__Short problem__.
Lines containing the string "document" are to be collected in full.

__Source data__.
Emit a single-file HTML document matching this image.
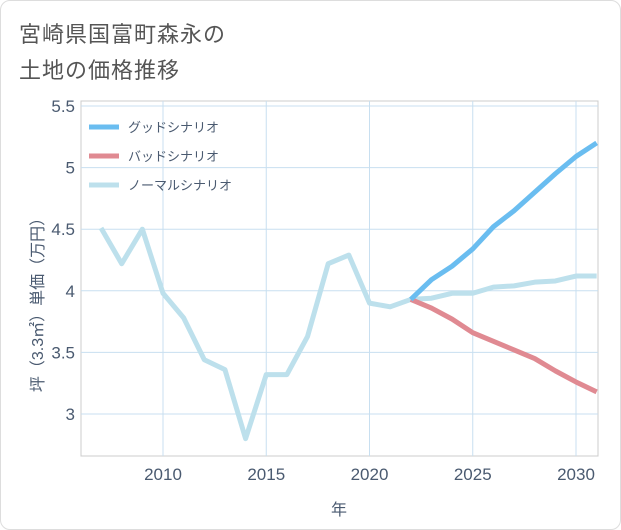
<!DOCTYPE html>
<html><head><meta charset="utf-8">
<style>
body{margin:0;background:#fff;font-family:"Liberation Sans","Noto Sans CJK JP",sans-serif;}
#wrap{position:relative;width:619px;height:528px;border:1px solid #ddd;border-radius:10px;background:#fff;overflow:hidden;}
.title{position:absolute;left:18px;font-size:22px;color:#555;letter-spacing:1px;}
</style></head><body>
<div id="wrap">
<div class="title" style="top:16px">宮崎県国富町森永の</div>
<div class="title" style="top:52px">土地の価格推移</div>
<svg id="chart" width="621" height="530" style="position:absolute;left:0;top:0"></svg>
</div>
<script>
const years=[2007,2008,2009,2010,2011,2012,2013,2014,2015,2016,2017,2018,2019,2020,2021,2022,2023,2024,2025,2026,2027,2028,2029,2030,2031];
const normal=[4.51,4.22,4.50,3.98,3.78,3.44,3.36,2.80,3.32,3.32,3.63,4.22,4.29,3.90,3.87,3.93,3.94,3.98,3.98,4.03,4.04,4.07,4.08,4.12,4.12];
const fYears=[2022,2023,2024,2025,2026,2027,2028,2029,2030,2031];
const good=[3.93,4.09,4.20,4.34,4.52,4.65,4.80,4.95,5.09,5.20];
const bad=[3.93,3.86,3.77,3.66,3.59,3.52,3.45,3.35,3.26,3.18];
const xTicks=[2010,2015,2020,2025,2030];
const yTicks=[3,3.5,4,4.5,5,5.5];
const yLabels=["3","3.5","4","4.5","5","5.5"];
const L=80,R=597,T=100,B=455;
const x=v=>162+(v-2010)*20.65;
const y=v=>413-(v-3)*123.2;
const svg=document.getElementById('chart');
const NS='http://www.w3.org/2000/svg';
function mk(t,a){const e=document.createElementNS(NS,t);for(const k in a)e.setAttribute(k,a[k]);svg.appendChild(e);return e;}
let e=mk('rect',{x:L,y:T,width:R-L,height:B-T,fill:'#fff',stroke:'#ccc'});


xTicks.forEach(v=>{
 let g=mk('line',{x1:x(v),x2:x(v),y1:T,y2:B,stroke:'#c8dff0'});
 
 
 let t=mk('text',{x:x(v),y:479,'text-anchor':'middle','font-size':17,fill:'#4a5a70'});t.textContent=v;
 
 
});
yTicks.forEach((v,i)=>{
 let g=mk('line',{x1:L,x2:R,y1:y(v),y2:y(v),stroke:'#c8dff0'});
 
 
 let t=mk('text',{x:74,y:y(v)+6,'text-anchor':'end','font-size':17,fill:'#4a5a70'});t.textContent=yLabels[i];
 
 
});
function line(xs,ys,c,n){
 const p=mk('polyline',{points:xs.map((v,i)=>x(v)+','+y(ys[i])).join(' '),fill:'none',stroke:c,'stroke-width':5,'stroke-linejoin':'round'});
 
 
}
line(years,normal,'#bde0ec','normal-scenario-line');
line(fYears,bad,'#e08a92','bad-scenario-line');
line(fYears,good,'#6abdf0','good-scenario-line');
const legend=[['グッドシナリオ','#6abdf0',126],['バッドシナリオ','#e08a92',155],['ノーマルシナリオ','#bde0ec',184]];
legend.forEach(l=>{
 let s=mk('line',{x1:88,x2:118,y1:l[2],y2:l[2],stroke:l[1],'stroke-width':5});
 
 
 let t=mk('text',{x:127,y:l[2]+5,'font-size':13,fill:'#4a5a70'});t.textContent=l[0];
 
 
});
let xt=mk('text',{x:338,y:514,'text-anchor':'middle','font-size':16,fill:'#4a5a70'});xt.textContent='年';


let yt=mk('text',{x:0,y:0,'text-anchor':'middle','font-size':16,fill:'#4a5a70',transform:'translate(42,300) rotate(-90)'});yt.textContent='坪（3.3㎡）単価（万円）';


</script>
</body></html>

__Output__.
Emit a single-file HTML document matching this image.
const svg=document.getElementById('chart');
function mk(t,a){const e=document.createElementNS(NS,t);for(const k in a)e.setAttribute(k,a[k]);svg.appendChild(e);return e;}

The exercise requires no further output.